*THE REQUEST:* All the data below goes into the copy word for word, but the pictures don't.

*MATERIAL:*
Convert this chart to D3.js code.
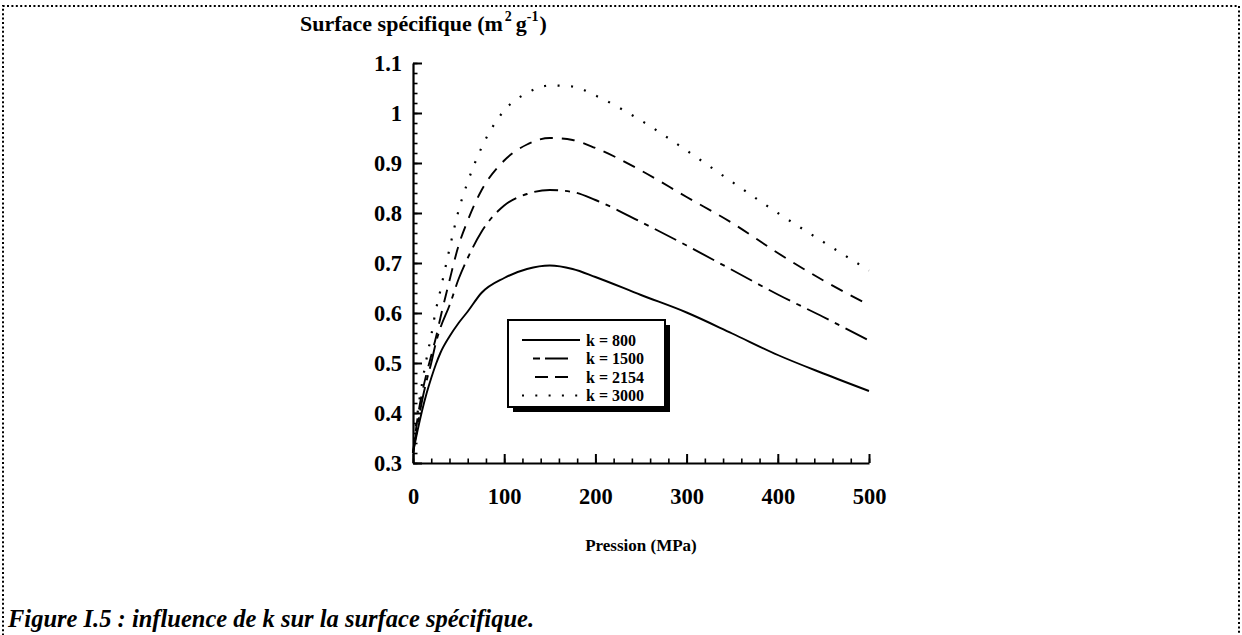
<!DOCTYPE html>
<html>
<head>
<meta charset="utf-8">
<script src="https://cdn.jsdelivr.net/npm/d3@7"></script>
<style>
  html, body { margin: 0; padding: 0; background: #fff; }
  svg { display: block; }
  text { font-family: "Liberation Serif", "Times New Roman", serif; font-weight: bold; fill: #000; }
</style>
</head>
<body>
<svg id="chart" width="1242" height="635"></svg>
<script>
// ---- data ----
const pressure = [0, 5, 10, 15, 20, 25, 30, 40, 50, 60, 75, 100, 125, 150, 175, 200, 250, 300, 350, 400, 450, 500];
const k800  = [0.32, 0.365, 0.405, 0.44, 0.47, 0.497, 0.52, 0.553, 0.58, 0.603, 0.64, 0.67, 0.688, 0.695, 0.688, 0.672, 0.636, 0.601, 0.559, 0.516, 0.479, 0.444];
const k1500 = [0.32, 0.375, 0.425, 0.465, 0.5, 0.54, 0.57, 0.615, 0.668, 0.71, 0.762, 0.815, 0.838, 0.846, 0.842, 0.826, 0.782, 0.735, 0.686, 0.637, 0.592, 0.545];
const k2154 = [0.32, 0.39, 0.44, 0.48, 0.515, 0.55, 0.59, 0.665, 0.735, 0.785, 0.845, 0.905, 0.937, 0.95, 0.946, 0.93, 0.885, 0.832, 0.78, 0.72, 0.665, 0.616];
const k3000 = [0.32, 0.40, 0.46, 0.51, 0.555, 0.605, 0.645, 0.728, 0.805, 0.862, 0.93, 1.005, 1.04, 1.055, 1.053, 1.035, 0.985, 0.925, 0.862, 0.8, 0.742, 0.685];
const seriesNames = ["k = 800", "k = 1500", "k = 2154", "k = 3000"];
const xTickValues = [0, 100, 200, 300, 400, 500];
const xTickLabels = ["0", "100", "200", "300", "400", "500"];
const yTickValues = [0.3, 0.4, 0.5, 0.6, 0.7, 0.8, 0.9, 1.0, 1.1];
const yTickLabels = ["0.3", "0.4", "0.5", "0.6", "0.7", "0.8", "0.9", "1", "1.1"];
const yTitle = "Surface spécifique (m";
const xTitle = "Pression (MPa)";
const caption = "Figure I.5 : influence de k sur la surface spécifique.";

// ---- styles ----
const dashStyles = ["none", "24,7,5,7", "13,9", "2,11.5"];
const legendDash = ["none", "7,5,23,20", "13,7,13,20", "2,11.3"];
const legendStart = [522, 533, 535, 522];
const legendEnd = [580, 568, 568, 578];

const svg = d3.select("#chart");
const x = d3.scaleLinear().domain([0, 500]).range([413, 869]);
const y = d3.scaleLinear().domain([0.3, 1.1]).range([463, 63]);

// dotted frame
svg.append("path")
  .attr("d", "M3,640 L3,6 L1239,6 L1239,640")
  .attr("fill", "none").attr("stroke", "#000").attr("stroke-width", 2)
  .attr("stroke-dasharray", "2,2.4");

// minor ticks
const xMinor = d3.range(0, 501, 20);
const yMinor = d3.range(0, 41).map(i => +(0.3 + i * 0.02).toFixed(2));

svg.append("g").attr("transform", "translate(0,463)")
  .call(d3.axisBottom(x).tickValues(xMinor).tickSizeInner(-4.5).tickSizeOuter(0).tickFormat(""))
  .call(g => g.select(".domain").remove())
  .call(g => g.selectAll("line").attr("stroke", "#000").attr("stroke-width", 1.6));

svg.append("g").attr("transform", "translate(413,0)")
  .call(d3.axisLeft(y).tickValues(yMinor).tickSizeInner(-4.5).tickSizeOuter(0).tickFormat(""))
  .call(g => g.select(".domain").remove())
  .call(g => g.selectAll("line").attr("stroke", "#000").attr("stroke-width", 1.6));

// major axes
const xAxis = svg.append("g").attr("transform", "translate(0,463)")
  .call(d3.axisBottom(x).tickValues(xTickValues).tickSizeInner(-9).tickSizeOuter(0).tickPadding(25)
    .tickFormat((d, i) => xTickLabels[i]));
xAxis.select(".domain").attr("stroke", "#000").attr("stroke-width", 2.2);
xAxis.selectAll("line").attr("stroke", "#000").attr("stroke-width", 2);
xAxis.selectAll("text").attr("font-size", 22.5).attr("font-family", "Liberation Serif").attr("font-weight", "bold").attr("fill", "#000");

const yAxis = svg.append("g").attr("transform", "translate(413,0)")
  .call(d3.axisLeft(y).tickValues(yTickValues).tickSizeInner(-9).tickSizeOuter(0).tickPadding(11)
    .tickFormat((d, i) => yTickLabels[i]));
yAxis.select(".domain").attr("stroke", "#000").attr("stroke-width", 2.2);
yAxis.selectAll("line").attr("stroke", "#000").attr("stroke-width", 2);
yAxis.selectAll("text").attr("font-size", 22.5).attr("font-family", "Liberation Serif").attr("font-weight", "bold").attr("fill", "#000");

// curves
const allSeries = [k800, k1500, k2154, k3000];
const line = d3.line().x(d => x(d[0])).y(d => y(d[1])).curve(d3.curveMonotoneX);
allSeries.forEach((vals, i) => {
  svg.append("path")
    .datum(pressure.map((p, j) => [p, vals[j]]))
    .attr("d", line)
    .attr("fill", "none").attr("stroke", "#000")
    .attr("stroke-width", i === 3 ? 2.2 : 1.9)
    .attr("stroke-dasharray", dashStyles[i]);
});

// legend
svg.append("rect").attr("x", 513).attr("y", 325).attr("width", 157).attr("height", 87).attr("fill", "#000");
svg.append("rect").attr("x", 508).attr("y", 320).attr("width", 157).attr("height", 87)
  .attr("fill", "#fff").attr("stroke", "#000").attr("stroke-width", 2);
const rowY = [340, 358.5, 377, 395.5];
seriesNames.forEach((name, i) => {
  svg.append("line")
    .attr("x1", legendStart[i]).attr("x2", legendEnd[i])
    .attr("y1", rowY[i]).attr("y2", rowY[i])
    .attr("stroke", "#000").attr("stroke-width", 2)
    .attr("stroke-dasharray", legendDash[i]);
  svg.append("text").attr("x", 586).attr("y", rowY[i]).attr("dy", "0.35em")
    .attr("font-size", 16).text(name);
});

// y title with superscripts
const yt = svg.append("text").attr("x", 300).attr("y", 31).attr("font-size", 22);
yt.append("tspan").text(yTitle);
yt.append("tspan").attr("dy", -10).attr("dx", 2).attr("font-size", 14).text("2");
yt.append("tspan").attr("dy", 10).attr("dx", 4).text("g");
yt.append("tspan").attr("dy", -10).attr("font-size", 14).text("-1");
yt.append("tspan").attr("dy", 10).attr("dx", 1).text(")");

// x title
svg.append("text").attr("x", 641).attr("y", 551).attr("text-anchor", "middle")
  .attr("font-size", 17).text(xTitle);

// caption
svg.append("text").attr("x", 8).attr("y", 627).attr("font-size", 24.5)
  .attr("font-style", "italic").text(caption);
</script>
</body>
</html>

*ANSWER FOR THE TASK:*
Convert this chart to D3.js code.
<!DOCTYPE html>
<html>
<head>
<meta charset="utf-8">
<script src="https://cdn.jsdelivr.net/npm/d3@7"></script>
<style>
  html, body { margin: 0; padding: 0; background: #fff; }
  svg { display: block; }
  text { font-family: "Liberation Serif", "Times New Roman", serif; font-weight: bold; fill: #000; }
</style>
</head>
<body>
<svg id="chart" width="1242" height="635"></svg>
<script>
// ---- data ----
const pressure = [0, 5, 10, 15, 20, 25, 30, 40, 50, 60, 75, 100, 125, 150, 175, 200, 250, 300, 350, 400, 450, 500];
const k800  = [0.32, 0.365, 0.405, 0.44, 0.47, 0.497, 0.52, 0.553, 0.58, 0.603, 0.64, 0.67, 0.688, 0.695, 0.688, 0.672, 0.636, 0.601, 0.559, 0.516, 0.479, 0.444];
const k1500 = [0.32, 0.375, 0.425, 0.465, 0.5, 0.54, 0.57, 0.615, 0.668, 0.71, 0.762, 0.815, 0.838, 0.846, 0.842, 0.826, 0.782, 0.735, 0.686, 0.637, 0.592, 0.545];
const k2154 = [0.32, 0.39, 0.44, 0.48, 0.515, 0.55, 0.59, 0.665, 0.735, 0.785, 0.845, 0.905, 0.937, 0.95, 0.946, 0.93, 0.885, 0.832, 0.78, 0.72, 0.665, 0.616];
const k3000 = [0.32, 0.40, 0.46, 0.51, 0.555, 0.605, 0.645, 0.728, 0.805, 0.862, 0.93, 1.005, 1.04, 1.055, 1.053, 1.035, 0.985, 0.925, 0.862, 0.8, 0.742, 0.685];
const seriesNames = ["k = 800", "k = 1500", "k = 2154", "k = 3000"];
const xTickValues = [0, 100, 200, 300, 400, 500];
const xTickLabels = ["0", "100", "200", "300", "400", "500"];
const yTickValues = [0.3, 0.4, 0.5, 0.6, 0.7, 0.8, 0.9, 1.0, 1.1];
const yTickLabels = ["0.3", "0.4", "0.5", "0.6", "0.7", "0.8", "0.9", "1", "1.1"];
const yTitle = "Surface spécifique (m";
const xTitle = "Pression (MPa)";
const caption = "Figure I.5 : influence de k sur la surface spécifique.";

// ---- styles ----
const dashStyles = ["none", "24,7,5,7", "13,9", "2,11.5"];
const legendDash = ["none", "7,5,23,20", "13,7,13,20", "2,11.3"];
const legendStart = [522, 533, 535, 522];
const legendEnd = [580, 568, 568, 578];

const svg = d3.select("#chart");
const x = d3.scaleLinear().domain([0, 500]).range([413, 869]);
const y = d3.scaleLinear().domain([0.3, 1.1]).range([463, 63]);

// dotted frame
svg.append("path")
  .attr("d", "M3,640 L3,6 L1239,6 L1239,640")
  .attr("fill", "none").attr("stroke", "#000").attr("stroke-width", 2)
  .attr("stroke-dasharray", "2,2.4");

// minor ticks
const xMinor = d3.range(0, 501, 20);
const yMinor = d3.range(0, 41).map(i => +(0.3 + i * 0.02).toFixed(2));

svg.append("g").attr("transform", "translate(0,463)")
  .call(d3.axisBottom(x).tickValues(xMinor).tickSizeInner(-4.5).tickSizeOuter(0).tickFormat(""))
  .call(g => g.select(".domain").remove())
  .call(g => g.selectAll("line").attr("stroke", "#000").attr("stroke-width", 1.6));

svg.append("g").attr("transform", "translate(413,0)")
  .call(d3.axisLeft(y).tickValues(yMinor).tickSizeInner(-4.5).tickSizeOuter(0).tickFormat(""))
  .call(g => g.select(".domain").remove())
  .call(g => g.selectAll("line").attr("stroke", "#000").attr("stroke-width", 1.6));

// major axes
const xAxis = svg.append("g").attr("transform", "translate(0,463)")
  .call(d3.axisBottom(x).tickValues(xTickValues).tickSizeInner(-9).tickSizeOuter(0).tickPadding(25)
    .tickFormat((d, i) => xTickLabels[i]));
xAxis.select(".domain").attr("stroke", "#000").attr("stroke-width", 2.2);
xAxis.selectAll("line").attr("stroke", "#000").attr("stroke-width", 2);
xAxis.selectAll("text").attr("font-size", 22.5).attr("font-family", "Liberation Serif").attr("font-weight", "bold").attr("fill", "#000");

const yAxis = svg.append("g").attr("transform", "translate(413,0)")
  .call(d3.axisLeft(y).tickValues(yTickValues).tickSizeInner(-9).tickSizeOuter(0).tickPadding(11)
    .tickFormat((d, i) => yTickLabels[i]));
yAxis.select(".domain").attr("stroke", "#000").attr("stroke-width", 2.2);
yAxis.selectAll("line").attr("stroke", "#000").attr("stroke-width", 2);
yAxis.selectAll("text").attr("font-size", 22.5).attr("font-family", "Liberation Serif").attr("font-weight", "bold").attr("fill", "#000");

// curves
const allSeries = [k800, k1500, k2154, k3000];
const line = d3.line().x(d => x(d[0])).y(d => y(d[1])).curve(d3.curveMonotoneX);
allSeries.forEach((vals, i) => {
  svg.append("path")
    .datum(pressure.map((p, j) => [p, vals[j]]))
    .attr("d", line)
    .attr("fill", "none").attr("stroke", "#000")
    .attr("stroke-width", i === 3 ? 2.2 : 1.9)
    .attr("stroke-dasharray", dashStyles[i]);
});

// legend
svg.append("rect").attr("x", 513).attr("y", 325).attr("width", 157).attr("height", 87).attr("fill", "#000");
svg.append("rect").attr("x", 508).attr("y", 320).attr("width", 157).attr("height", 87)
  .attr("fill", "#fff").attr("stroke", "#000").attr("stroke-width", 2);
const rowY = [340, 358.5, 377, 395.5];
seriesNames.forEach((name, i) => {
  svg.append("line")
    .attr("x1", legendStart[i]).attr("x2", legendEnd[i])
    .attr("y1", rowY[i]).attr("y2", rowY[i])
    .attr("stroke", "#000").attr("stroke-width", 2)
    .attr("stroke-dasharray", legendDash[i]);
  svg.append("text").attr("x", 586).attr("y", rowY[i]).attr("dy", "0.35em")
    .attr("font-size", 16).text(name);
});

// y title with superscripts
const yt = svg.append("text").attr("x", 300).attr("y", 31).attr("font-size", 22);
yt.append("tspan").text(yTitle);
yt.append("tspan").attr("dy", -10).attr("dx", 2).attr("font-size", 14).text("2");
yt.append("tspan").attr("dy", 10).attr("dx", 4).text("g");
yt.append("tspan").attr("dy", -10).attr("font-size", 14).text("-1");
yt.append("tspan").attr("dy", 10).attr("dx", 1).text(")");

// x title
svg.append("text").attr("x", 641).attr("y", 551).attr("text-anchor", "middle")
  .attr("font-size", 17).text(xTitle);

// caption
svg.append("text").attr("x", 8).attr("y", 627).attr("font-size", 24.5)
  .attr("font-style", "italic").text(caption);
</script>
</body>
</html>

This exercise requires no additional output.